Write out the entries below exactly, starting at the first line and stopping after the line that contains "GREY = '#808080'"; skip all pictures.

--- Start Data for the task ---

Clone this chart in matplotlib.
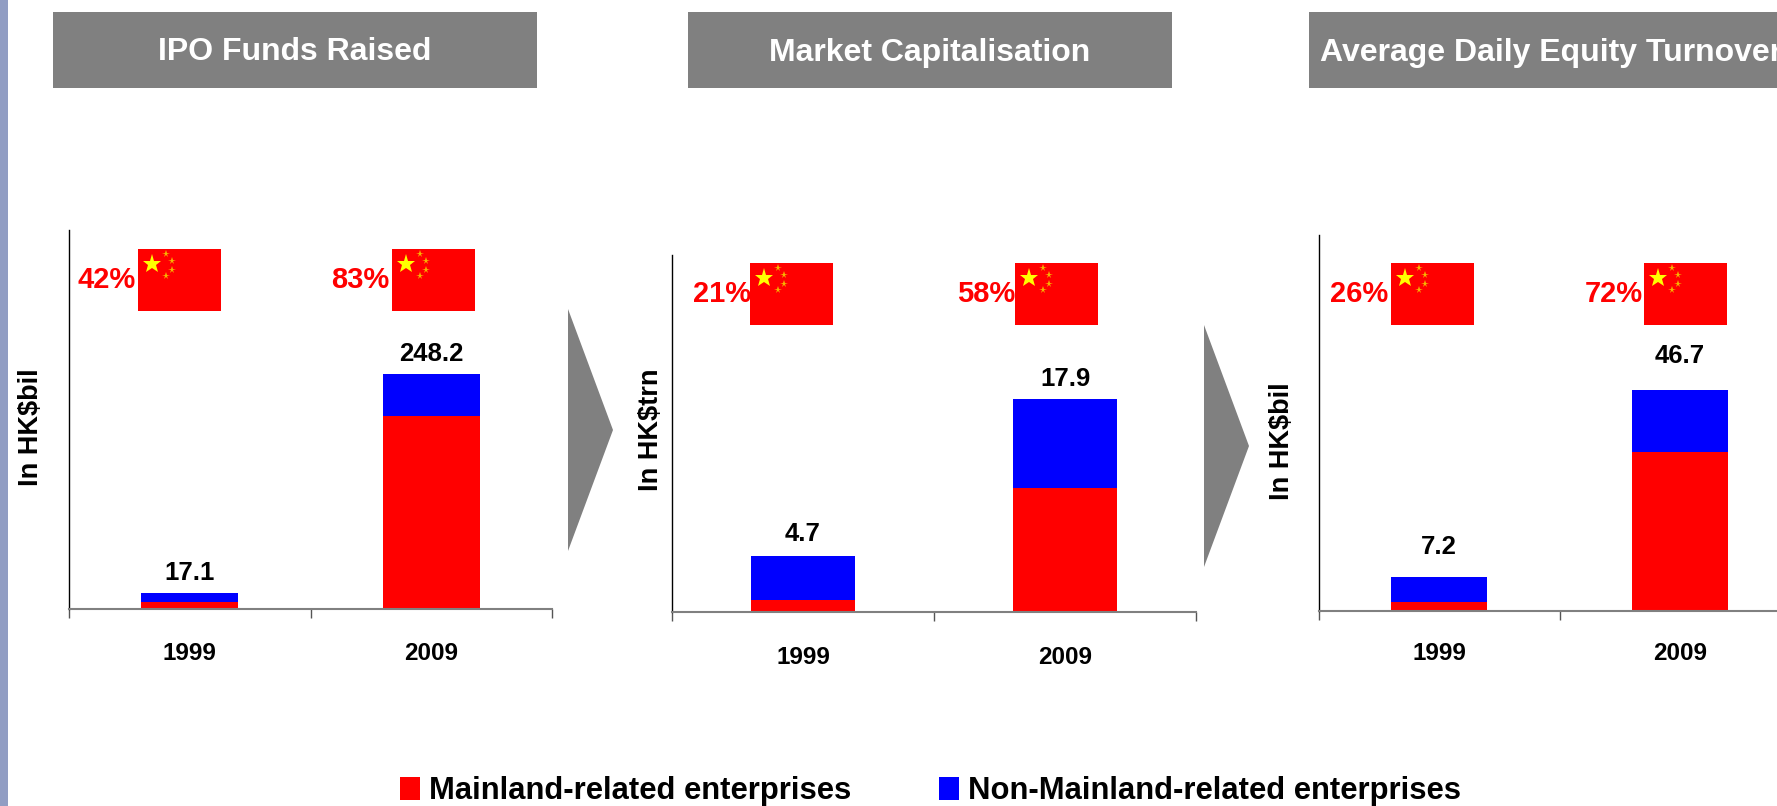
import matplotlib
matplotlib.use('Agg')
import matplotlib.pyplot as plt
from matplotlib.patches import Rectangle, Polygon

plt.rcParams['font.family'] = ['Liberation Sans', 'DejaVu Sans']
plt.rcParams['font.weight'] = 'bold'

W, H = 1777, 806

# Data
years = ['1999', '2009']
titles = ['IPO Funds Raised', 'Market Capitalisation', 'Average Daily Equity Turnover']
units = ['In HK$bil', 'In HK$trn', 'In HK$bil']
mainland_ipo = [7.2, 204.0]
non_mainland_ipo = [9.9, 44.2]
labels_ipo = ['17.1', '248.2']
shares_ipo = ['42%', '83%']
mainland_cap = [1.0, 10.4]
non_mainland_cap = [3.7, 7.5]
labels_cap = ['4.7', '17.9']
shares_cap = ['21%', '58%']
mainland_turn = [1.9, 33.6]
non_mainland_turn = [5.3, 13.1]
labels_turn = ['7.2', '46.7']
shares_turn = ['26%', '72%']

RED = '#ff0000'
BLUE = '#0000ff'
GREY = '#808080'

panels = [
    dict(main=mainland_ipo, non=non_mainland_ipo, labels=labels_ipo, shares=shares_ipo, ymax=400,
         box=(69, 552, 230, 609), head=(53, 537), title_x=295, ylab=(31, 427), flags=(138, 392), flag_y=249,
         year_y=653, gaps=(20, 20), share_dx=(-2, -3)),
    dict(main=mainland_cap, non=non_mainland_cap, labels=labels_cap, shares=shares_cap, ymax=30,
         box=(672, 1196, 255, 612), head=(688, 1172), title_x=930, ylab=(651, 430), flags=(750, 1015), flag_y=263,
         year_y=658, gaps=(22, 20)),
    dict(main=mainland_turn, non=non_mainland_turn, labels=labels_turn, shares=shares_turn, ymax=79.5,
         box=(1319, 1800, 235, 611), head=(1309, 1800), title_x=1551, ylab=(1282, 441), flags=(1391, 1644), flag_y=263,
         year_y=654, gaps=(30, 34)),
]
panels[1]['share_dx'] = (1, 0)
panels[2]['share_dx'] = (-3, -1)

fig = plt.figure(figsize=(W / 100, H / 100), dpi=100, facecolor='white')


def px(x, y):
    return x / W, 1 - y / H


def add_px_axes(x0, x1, y0, y1, **kw):
    return fig.add_axes([x0 / W, 1 - y1 / H, (x1 - x0) / W, (y1 - y0) / H], **kw)


def draw_flag(x0, y0):
    # small Chinese flag, 83 x 62 px
    ax = add_px_axes(x0, x0 + 83, y0, y0 + 62)
    ax.set_xlim(0, 1)
    ax.set_ylim(1, 0)
    ax.set_facecolor(RED)
    ax.set_xticks([])
    ax.set_yticks([])
    for s in ax.spines.values():
        s.set_visible(False)
    ax.plot([0.165], [0.24], marker='*', ms=14, color='#ffff00', mew=0)
    ax.plot([0.335, 0.41, 0.41, 0.335], [0.086, 0.19, 0.34, 0.44], ls='', marker='*', ms=5.5,
            color='#f6b400', mew=0)


def add_box(x0, y0, x1, y1, col):
    fig.add_artist(Rectangle((x0 / W, 1 - y1 / H), (x1 - x0) / W, (y1 - y0) / H, transform=fig.transFigure,
                             facecolor=col, edgecolor='none', lw=0))


# Left strip
add_box(0, 0, 8, H, '#919dc3')

for n, p in enumerate(panels):
    x0, x1, y0, y1 = p['box']
    ax = add_px_axes(x0, x1, y0, y1)
    xs = [0.5, 1.5]
    ax.bar(xs, p['main'], width=0.4, color=RED, lw=0)
    ax.bar(xs, p['non'], width=0.4, bottom=p['main'], color=BLUE, lw=0)
    ax.set_xlim(0, 2)
    ax.set_ylim(0, p['ymax'])
    ax.set_yticks([])
    ax.set_xticks([0, 1, 2])
    ax.set_xticklabels([])
    ax.tick_params(axis='x', length=6.3, width=1, color='#555555')
    ax.spines['top'].set_visible(False)
    ax.spines['right'].set_visible(False)
    ax.spines['left'].set_linewidth(1)
    ax.spines['bottom'].set_color(GREY)
    ax.spines['bottom'].set_linewidth(1.5)

    for i, x in enumerate(xs):
        total = p['main'][i] + p['non'][i]
        ax.annotate(p['labels'][i], (x, total), xytext=(0, p['gaps'][i] * 0.72), textcoords='offset points',
                    ha='center', va='center', fontsize=18.5, fontweight='bold', color='black')
        cx = x0 + (x1 - x0) * x / 2
        fig.text(*px(cx, p['year_y']), years[i], ha='center', va='center', fontsize=17.5, fontweight='bold')

    # Header band
    add_box(p['head'][0], 12, p['head'][1], 88, GREY)
    fig.text(*px(p['title_x'], 52.5), titles[n], ha='center', va='center', fontsize=23,
             fontweight='bold', color='white')

    fig.text(*px(*p['ylab']), units[n], rotation=90, ha='center', va='center', fontsize=19.5,
             fontweight='bold')

    for i, fx in enumerate(p['flags']):
        draw_flag(fx, p['flag_y'])
        fig.text(*px(fx + p['share_dx'][i], p['flag_y'] + 31), p['shares'][i], ha='right', va='center', fontsize=21,
                 fontweight='bold', color=RED)

# Arrows between panels
for ax0, ytop in [(568, 309), (1204, 325)]:
    fig.add_artist(Polygon([px(ax0, ytop), px(ax0 + 45, ytop + 121), px(ax0, ytop + 242)],
                           closed=True, transform=fig.transFigure, facecolor=GREY, edgecolor='none', lw=0))

# Legend
for lx, col, txt in [(400, RED, 'Mainland-related enterprises'), (939, BLUE, 'Non-Mainland-related enterprises')]:
    add_box(lx, 777, lx + 20, 800, col)
    fig.text(*px(lx + 29, 791), txt, ha='left', va='center', fontsize=22.3, fontweight='bold')

fig.savefig('out.png', dpi=100)
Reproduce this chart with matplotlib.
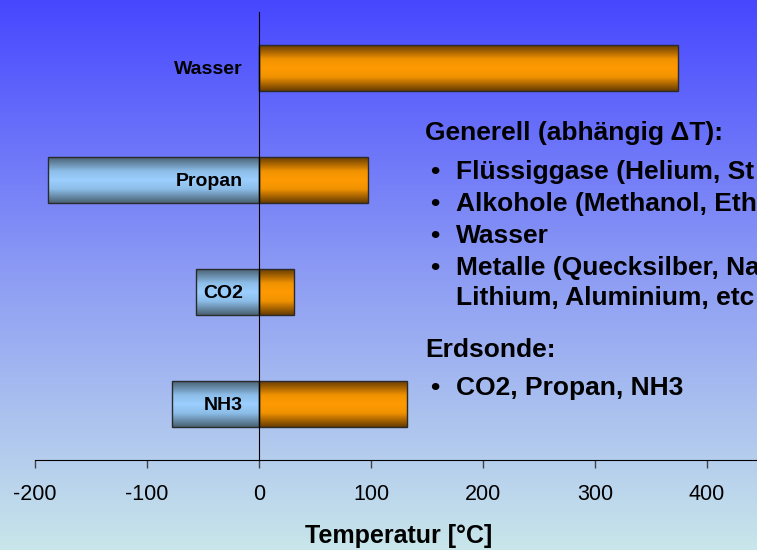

--- End Data for the task ---

* [Complete answer]:
Clone this chart in matplotlib.
import matplotlib
matplotlib.use('Agg')
import matplotlib.pyplot as plt
from matplotlib.patches import Rectangle, Polygon

plt.rcParams['font.family'] = ['Liberation Sans', 'DejaVu Sans']
plt.rcParams['font.weight'] = 'bold'

W, H = 1777, 806

# Data
years = ['1999', '2009']
titles = ['IPO Funds Raised', 'Market Capitalisation', 'Average Daily Equity Turnover']
units = ['In HK$bil', 'In HK$trn', 'In HK$bil']
mainland_ipo = [7.2, 204.0]
non_mainland_ipo = [9.9, 44.2]
labels_ipo = ['17.1', '248.2']
shares_ipo = ['42%', '83%']
mainland_cap = [1.0, 10.4]
non_mainland_cap = [3.7, 7.5]
labels_cap = ['4.7', '17.9']
shares_cap = ['21%', '58%']
mainland_turn = [1.9, 33.6]
non_mainland_turn = [5.3, 13.1]
labels_turn = ['7.2', '46.7']
shares_turn = ['26%', '72%']

RED = '#ff0000'
BLUE = '#0000ff'
GREY = '#808080'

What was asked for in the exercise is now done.